** START OF MATERIALS PROVIDED **

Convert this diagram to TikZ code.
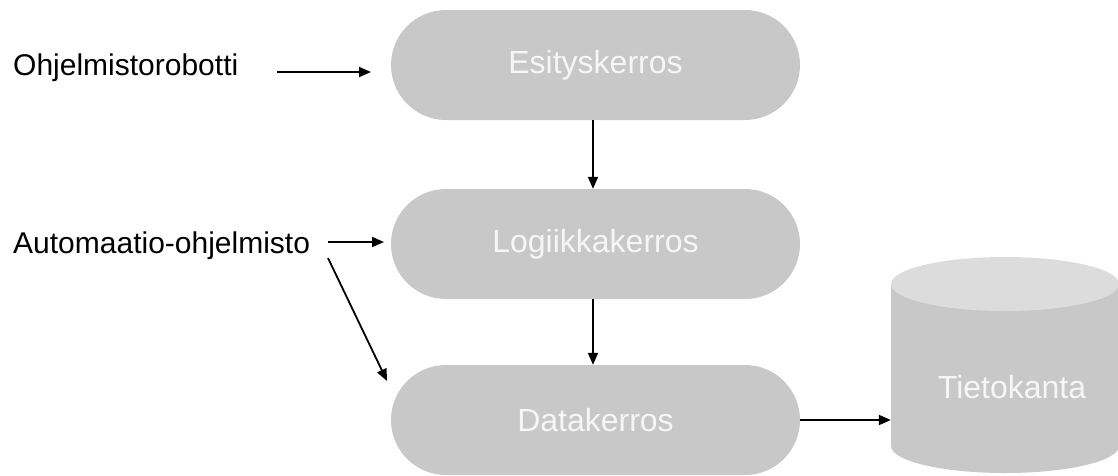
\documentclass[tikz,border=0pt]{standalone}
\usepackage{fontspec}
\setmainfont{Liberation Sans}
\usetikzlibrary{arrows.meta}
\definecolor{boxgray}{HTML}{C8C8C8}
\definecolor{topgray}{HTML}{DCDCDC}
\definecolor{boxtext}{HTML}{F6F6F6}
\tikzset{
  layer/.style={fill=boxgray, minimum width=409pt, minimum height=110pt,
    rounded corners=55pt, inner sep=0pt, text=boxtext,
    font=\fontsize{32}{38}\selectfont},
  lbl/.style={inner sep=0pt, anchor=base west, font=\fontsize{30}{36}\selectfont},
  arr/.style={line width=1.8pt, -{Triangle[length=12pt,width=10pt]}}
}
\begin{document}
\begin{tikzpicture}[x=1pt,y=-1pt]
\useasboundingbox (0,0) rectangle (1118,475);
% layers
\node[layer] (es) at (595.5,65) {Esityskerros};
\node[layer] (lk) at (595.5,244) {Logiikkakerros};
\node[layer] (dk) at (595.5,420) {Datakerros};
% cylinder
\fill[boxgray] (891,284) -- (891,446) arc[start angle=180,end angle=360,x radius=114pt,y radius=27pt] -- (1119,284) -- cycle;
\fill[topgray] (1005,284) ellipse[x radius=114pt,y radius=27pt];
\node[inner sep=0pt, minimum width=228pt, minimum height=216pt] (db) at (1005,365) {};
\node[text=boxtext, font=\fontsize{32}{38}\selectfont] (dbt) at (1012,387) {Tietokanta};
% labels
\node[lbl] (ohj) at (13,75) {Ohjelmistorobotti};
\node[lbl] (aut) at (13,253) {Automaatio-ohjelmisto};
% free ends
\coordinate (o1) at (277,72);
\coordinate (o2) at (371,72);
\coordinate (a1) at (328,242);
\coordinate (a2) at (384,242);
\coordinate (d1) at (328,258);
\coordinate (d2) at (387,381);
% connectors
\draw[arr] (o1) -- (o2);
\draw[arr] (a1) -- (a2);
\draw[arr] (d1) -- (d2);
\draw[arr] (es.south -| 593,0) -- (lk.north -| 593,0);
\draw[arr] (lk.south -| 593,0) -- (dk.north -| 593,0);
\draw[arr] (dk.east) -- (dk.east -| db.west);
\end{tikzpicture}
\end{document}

** END OF MATERIALS PROVIDED **
** START OF MATERIALS PROVIDED **

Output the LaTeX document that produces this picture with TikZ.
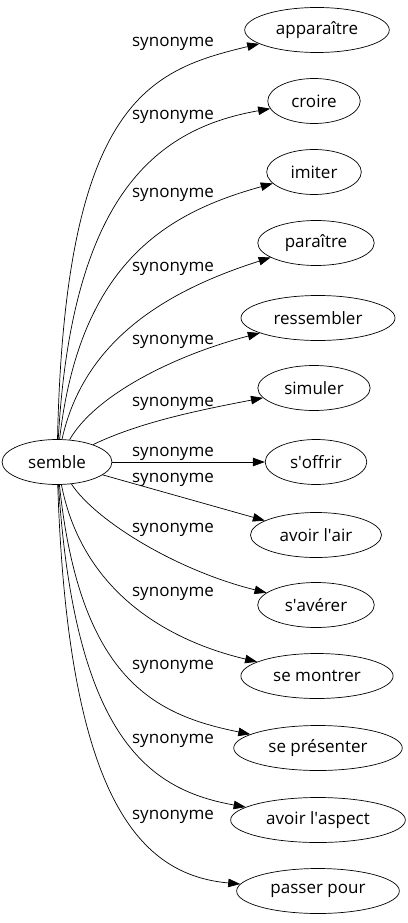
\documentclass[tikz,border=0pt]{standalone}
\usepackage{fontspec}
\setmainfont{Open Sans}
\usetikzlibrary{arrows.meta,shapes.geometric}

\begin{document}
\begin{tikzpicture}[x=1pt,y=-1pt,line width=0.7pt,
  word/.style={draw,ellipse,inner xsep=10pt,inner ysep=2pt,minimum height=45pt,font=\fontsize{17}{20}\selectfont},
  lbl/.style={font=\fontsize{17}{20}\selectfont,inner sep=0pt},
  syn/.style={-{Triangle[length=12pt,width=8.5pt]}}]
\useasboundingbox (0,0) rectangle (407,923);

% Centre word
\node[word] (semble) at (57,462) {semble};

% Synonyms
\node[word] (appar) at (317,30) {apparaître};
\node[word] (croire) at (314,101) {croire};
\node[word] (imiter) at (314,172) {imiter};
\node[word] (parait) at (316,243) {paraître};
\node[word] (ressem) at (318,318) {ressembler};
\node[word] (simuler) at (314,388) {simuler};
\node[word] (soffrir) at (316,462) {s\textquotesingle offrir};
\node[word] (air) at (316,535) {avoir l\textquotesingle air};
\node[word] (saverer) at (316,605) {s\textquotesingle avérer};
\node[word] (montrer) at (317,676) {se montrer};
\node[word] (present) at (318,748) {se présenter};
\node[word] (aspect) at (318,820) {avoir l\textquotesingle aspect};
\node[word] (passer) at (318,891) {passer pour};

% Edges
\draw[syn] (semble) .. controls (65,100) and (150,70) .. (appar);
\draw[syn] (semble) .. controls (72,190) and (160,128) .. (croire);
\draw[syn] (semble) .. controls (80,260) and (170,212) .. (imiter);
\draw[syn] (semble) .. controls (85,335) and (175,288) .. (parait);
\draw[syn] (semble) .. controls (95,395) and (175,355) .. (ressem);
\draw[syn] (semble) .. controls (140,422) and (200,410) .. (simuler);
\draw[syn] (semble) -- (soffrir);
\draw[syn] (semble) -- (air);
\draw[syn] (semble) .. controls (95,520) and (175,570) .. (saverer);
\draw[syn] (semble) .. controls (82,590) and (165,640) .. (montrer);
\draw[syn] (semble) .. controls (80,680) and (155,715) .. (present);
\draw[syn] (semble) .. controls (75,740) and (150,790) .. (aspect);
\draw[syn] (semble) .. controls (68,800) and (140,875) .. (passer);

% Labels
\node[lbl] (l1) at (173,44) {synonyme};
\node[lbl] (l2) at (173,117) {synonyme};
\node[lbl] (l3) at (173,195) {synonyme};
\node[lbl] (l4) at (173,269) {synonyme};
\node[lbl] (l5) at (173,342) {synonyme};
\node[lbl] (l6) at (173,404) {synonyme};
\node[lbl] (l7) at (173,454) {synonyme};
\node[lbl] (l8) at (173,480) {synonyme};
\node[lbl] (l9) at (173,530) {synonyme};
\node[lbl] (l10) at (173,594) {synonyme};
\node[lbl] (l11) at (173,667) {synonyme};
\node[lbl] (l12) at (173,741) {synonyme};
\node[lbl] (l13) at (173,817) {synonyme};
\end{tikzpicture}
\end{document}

** END OF MATERIALS PROVIDED **
** START OF MATERIALS PROVIDED **

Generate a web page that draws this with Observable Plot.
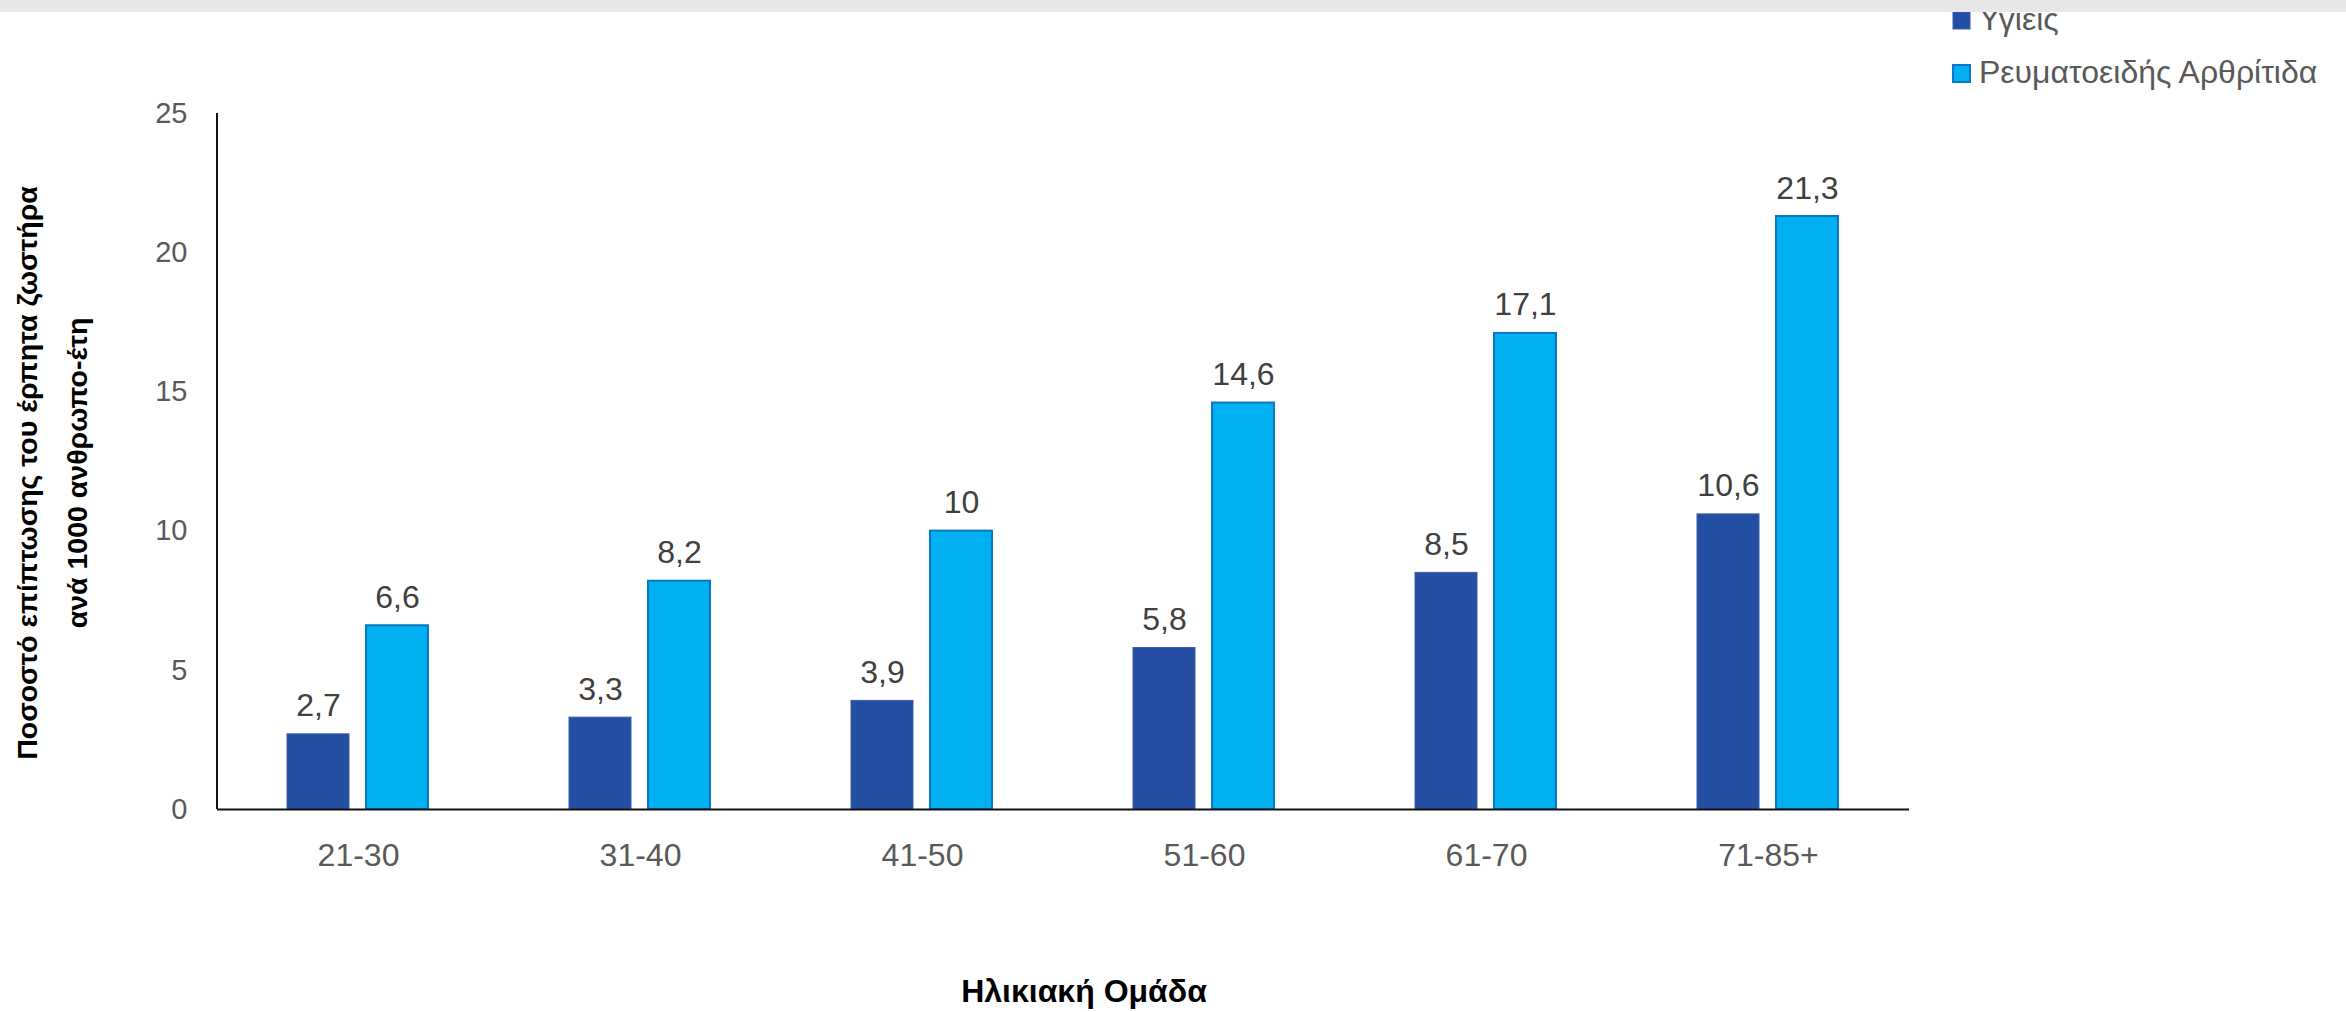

** END OF MATERIALS PROVIDED **

Keep to the stretch from the line containing "Output the LaTeX" through the line containing "(semble) at (57,462)", both ends included, and copy it exactly from the listing above, minus the pictures.

## EXERCISE RESPONSE
Output the LaTeX document that produces this picture with TikZ.
\documentclass[tikz,border=0pt]{standalone}
\usepackage{fontspec}
\setmainfont{Open Sans}
\usetikzlibrary{arrows.meta,shapes.geometric}

\begin{document}
\begin{tikzpicture}[x=1pt,y=-1pt,line width=0.7pt,
  word/.style={draw,ellipse,inner xsep=10pt,inner ysep=2pt,minimum height=45pt,font=\fontsize{17}{20}\selectfont},
  lbl/.style={font=\fontsize{17}{20}\selectfont,inner sep=0pt},
  syn/.style={-{Triangle[length=12pt,width=8.5pt]}}]
\useasboundingbox (0,0) rectangle (407,923);

% Centre word
\node[word] (semble) at (57,462) {semble};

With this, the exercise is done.